Write out exactly the lines from the start of the entries through the one that contains "(dp2) at (1132,-410)", including both.

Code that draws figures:
━━━━━━━━━━━━━━━━━━━━

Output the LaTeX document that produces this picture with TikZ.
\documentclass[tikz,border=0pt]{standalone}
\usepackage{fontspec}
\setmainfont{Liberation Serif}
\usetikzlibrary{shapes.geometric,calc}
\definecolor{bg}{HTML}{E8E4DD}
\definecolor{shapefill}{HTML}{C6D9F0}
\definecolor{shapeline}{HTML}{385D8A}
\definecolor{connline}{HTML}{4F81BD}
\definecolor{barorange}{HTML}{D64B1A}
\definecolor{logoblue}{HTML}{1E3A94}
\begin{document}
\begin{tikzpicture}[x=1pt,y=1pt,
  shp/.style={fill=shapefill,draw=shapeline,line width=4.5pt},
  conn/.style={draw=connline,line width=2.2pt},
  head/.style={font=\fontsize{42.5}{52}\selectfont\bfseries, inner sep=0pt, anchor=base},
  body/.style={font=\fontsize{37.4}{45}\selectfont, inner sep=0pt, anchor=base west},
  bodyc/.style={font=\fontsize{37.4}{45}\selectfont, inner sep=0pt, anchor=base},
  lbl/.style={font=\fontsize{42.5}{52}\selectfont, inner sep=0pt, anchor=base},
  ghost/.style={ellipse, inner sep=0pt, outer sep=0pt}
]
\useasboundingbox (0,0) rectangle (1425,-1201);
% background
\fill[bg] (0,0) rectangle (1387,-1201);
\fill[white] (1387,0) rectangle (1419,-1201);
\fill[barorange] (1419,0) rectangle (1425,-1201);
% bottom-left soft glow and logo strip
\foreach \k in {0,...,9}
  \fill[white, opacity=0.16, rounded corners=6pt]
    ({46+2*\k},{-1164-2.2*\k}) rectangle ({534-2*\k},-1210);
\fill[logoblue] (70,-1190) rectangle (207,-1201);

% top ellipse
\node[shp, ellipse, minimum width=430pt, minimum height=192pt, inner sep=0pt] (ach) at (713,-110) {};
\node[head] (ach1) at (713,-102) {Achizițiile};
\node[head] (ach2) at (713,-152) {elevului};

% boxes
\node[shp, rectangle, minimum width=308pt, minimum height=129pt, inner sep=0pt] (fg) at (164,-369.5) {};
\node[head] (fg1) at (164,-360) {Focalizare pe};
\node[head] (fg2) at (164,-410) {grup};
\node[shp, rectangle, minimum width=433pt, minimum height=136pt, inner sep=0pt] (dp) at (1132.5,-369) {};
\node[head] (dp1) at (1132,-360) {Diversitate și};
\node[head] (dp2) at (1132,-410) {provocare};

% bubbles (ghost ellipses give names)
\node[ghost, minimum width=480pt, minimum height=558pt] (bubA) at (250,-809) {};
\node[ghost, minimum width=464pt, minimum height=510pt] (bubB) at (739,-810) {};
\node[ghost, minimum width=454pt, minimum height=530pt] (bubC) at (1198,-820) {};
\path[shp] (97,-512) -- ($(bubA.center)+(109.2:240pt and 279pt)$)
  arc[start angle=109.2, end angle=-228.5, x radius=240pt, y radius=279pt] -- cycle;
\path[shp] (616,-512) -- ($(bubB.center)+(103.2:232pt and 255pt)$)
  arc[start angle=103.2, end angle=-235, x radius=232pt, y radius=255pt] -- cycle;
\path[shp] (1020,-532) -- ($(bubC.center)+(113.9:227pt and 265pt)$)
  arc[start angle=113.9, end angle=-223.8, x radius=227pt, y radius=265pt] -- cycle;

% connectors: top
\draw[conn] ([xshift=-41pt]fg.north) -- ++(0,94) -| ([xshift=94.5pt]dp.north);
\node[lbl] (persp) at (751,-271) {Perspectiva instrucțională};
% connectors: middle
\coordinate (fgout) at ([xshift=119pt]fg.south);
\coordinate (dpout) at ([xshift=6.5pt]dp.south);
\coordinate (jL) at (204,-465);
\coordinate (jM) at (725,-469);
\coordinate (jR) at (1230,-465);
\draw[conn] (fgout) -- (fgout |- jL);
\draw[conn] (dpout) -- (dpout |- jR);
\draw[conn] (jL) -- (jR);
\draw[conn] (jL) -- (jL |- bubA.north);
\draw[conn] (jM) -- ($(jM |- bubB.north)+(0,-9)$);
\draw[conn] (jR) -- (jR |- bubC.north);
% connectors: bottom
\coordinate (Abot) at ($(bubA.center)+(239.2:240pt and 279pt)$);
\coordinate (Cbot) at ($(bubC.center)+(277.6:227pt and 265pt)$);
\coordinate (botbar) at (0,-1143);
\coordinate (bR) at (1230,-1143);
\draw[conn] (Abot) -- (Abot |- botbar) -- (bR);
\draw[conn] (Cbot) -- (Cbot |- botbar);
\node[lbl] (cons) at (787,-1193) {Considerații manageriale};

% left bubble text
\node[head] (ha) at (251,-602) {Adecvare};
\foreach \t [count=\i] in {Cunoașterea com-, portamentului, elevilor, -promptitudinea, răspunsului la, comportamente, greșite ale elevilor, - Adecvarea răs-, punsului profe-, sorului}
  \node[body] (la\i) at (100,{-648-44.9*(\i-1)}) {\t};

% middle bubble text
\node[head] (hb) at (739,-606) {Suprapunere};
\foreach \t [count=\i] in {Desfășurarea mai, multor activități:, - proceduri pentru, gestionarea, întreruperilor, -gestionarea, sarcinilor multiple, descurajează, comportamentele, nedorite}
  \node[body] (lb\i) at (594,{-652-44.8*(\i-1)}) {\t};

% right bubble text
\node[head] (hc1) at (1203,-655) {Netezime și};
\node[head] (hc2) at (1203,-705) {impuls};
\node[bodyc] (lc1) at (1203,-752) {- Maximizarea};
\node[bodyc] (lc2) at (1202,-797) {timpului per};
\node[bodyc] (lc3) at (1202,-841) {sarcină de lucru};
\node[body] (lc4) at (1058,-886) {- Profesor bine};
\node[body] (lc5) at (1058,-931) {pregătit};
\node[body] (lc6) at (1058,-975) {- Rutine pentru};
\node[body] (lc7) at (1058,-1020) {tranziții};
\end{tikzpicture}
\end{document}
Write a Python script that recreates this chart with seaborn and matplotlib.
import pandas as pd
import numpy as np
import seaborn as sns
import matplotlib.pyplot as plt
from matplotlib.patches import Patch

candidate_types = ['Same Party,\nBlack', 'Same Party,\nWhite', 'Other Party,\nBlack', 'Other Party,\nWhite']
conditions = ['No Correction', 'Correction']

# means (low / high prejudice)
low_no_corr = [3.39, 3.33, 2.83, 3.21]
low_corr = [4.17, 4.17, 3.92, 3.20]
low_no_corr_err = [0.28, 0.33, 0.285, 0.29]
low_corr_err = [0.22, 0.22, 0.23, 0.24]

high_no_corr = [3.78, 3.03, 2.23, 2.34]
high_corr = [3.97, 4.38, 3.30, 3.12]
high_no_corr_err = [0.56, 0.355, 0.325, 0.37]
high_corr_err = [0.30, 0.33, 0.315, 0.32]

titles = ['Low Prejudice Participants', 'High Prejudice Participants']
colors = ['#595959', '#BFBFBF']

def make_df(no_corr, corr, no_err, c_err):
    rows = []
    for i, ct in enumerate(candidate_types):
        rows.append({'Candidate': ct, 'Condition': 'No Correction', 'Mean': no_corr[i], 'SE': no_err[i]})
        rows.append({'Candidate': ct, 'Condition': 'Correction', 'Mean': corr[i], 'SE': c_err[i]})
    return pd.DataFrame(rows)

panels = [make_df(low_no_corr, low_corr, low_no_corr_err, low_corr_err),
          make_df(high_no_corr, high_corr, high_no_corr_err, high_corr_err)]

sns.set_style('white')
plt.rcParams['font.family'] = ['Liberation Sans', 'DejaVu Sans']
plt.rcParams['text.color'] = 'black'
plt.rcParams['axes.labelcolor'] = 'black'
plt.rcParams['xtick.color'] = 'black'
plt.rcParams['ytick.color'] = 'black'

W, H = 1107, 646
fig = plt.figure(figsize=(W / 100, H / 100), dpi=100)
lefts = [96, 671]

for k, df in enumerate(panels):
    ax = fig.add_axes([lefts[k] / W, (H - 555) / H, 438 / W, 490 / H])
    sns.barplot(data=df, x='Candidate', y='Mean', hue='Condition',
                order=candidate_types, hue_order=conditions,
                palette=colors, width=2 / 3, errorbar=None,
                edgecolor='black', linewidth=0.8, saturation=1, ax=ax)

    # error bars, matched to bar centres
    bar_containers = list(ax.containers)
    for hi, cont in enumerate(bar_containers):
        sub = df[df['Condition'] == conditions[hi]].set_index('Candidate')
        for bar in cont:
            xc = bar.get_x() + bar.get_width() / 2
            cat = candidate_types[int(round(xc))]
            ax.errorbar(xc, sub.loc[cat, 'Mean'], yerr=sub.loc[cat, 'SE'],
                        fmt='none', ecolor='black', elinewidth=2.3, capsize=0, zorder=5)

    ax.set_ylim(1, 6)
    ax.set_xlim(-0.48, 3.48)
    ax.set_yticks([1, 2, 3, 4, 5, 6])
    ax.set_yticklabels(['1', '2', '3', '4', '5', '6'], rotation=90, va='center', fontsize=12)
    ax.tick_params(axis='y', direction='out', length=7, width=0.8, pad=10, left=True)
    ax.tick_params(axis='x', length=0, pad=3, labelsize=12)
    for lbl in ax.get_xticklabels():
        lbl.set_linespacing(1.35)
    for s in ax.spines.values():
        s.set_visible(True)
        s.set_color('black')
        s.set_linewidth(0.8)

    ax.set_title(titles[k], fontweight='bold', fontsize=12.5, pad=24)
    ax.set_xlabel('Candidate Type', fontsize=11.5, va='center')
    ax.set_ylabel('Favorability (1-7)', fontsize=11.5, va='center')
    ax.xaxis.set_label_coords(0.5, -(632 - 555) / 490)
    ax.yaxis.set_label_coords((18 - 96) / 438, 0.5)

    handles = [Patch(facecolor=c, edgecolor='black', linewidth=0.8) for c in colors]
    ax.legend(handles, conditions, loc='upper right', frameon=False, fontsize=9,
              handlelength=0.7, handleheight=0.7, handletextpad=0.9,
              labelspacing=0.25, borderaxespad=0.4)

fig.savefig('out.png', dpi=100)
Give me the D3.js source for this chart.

━━━━━━━━━━━━━━━━━━━━

§ EXERCISE RESPONSE:
Output the LaTeX document that produces this picture with TikZ.
\documentclass[tikz,border=0pt]{standalone}
\usepackage{fontspec}
\setmainfont{Liberation Serif}
\usetikzlibrary{shapes.geometric,calc}
\definecolor{bg}{HTML}{E8E4DD}
\definecolor{shapefill}{HTML}{C6D9F0}
\definecolor{shapeline}{HTML}{385D8A}
\definecolor{connline}{HTML}{4F81BD}
\definecolor{barorange}{HTML}{D64B1A}
\definecolor{logoblue}{HTML}{1E3A94}
\begin{document}
\begin{tikzpicture}[x=1pt,y=1pt,
  shp/.style={fill=shapefill,draw=shapeline,line width=4.5pt},
  conn/.style={draw=connline,line width=2.2pt},
  head/.style={font=\fontsize{42.5}{52}\selectfont\bfseries, inner sep=0pt, anchor=base},
  body/.style={font=\fontsize{37.4}{45}\selectfont, inner sep=0pt, anchor=base west},
  bodyc/.style={font=\fontsize{37.4}{45}\selectfont, inner sep=0pt, anchor=base},
  lbl/.style={font=\fontsize{42.5}{52}\selectfont, inner sep=0pt, anchor=base},
  ghost/.style={ellipse, inner sep=0pt, outer sep=0pt}
]
\useasboundingbox (0,0) rectangle (1425,-1201);
% background
\fill[bg] (0,0) rectangle (1387,-1201);
\fill[white] (1387,0) rectangle (1419,-1201);
\fill[barorange] (1419,0) rectangle (1425,-1201);
% bottom-left soft glow and logo strip
\foreach \k in {0,...,9}
  \fill[white, opacity=0.16, rounded corners=6pt]
    ({46+2*\k},{-1164-2.2*\k}) rectangle ({534-2*\k},-1210);
\fill[logoblue] (70,-1190) rectangle (207,-1201);

% top ellipse
\node[shp, ellipse, minimum width=430pt, minimum height=192pt, inner sep=0pt] (ach) at (713,-110) {};
\node[head] (ach1) at (713,-102) {Achizițiile};
\node[head] (ach2) at (713,-152) {elevului};

% boxes
\node[shp, rectangle, minimum width=308pt, minimum height=129pt, inner sep=0pt] (fg) at (164,-369.5) {};
\node[head] (fg1) at (164,-360) {Focalizare pe};
\node[head] (fg2) at (164,-410) {grup};
\node[shp, rectangle, minimum width=433pt, minimum height=136pt, inner sep=0pt] (dp) at (1132.5,-369) {};
\node[head] (dp1) at (1132,-360) {Diversitate și};
\node[head] (dp2) at (1132,-410) {provocare};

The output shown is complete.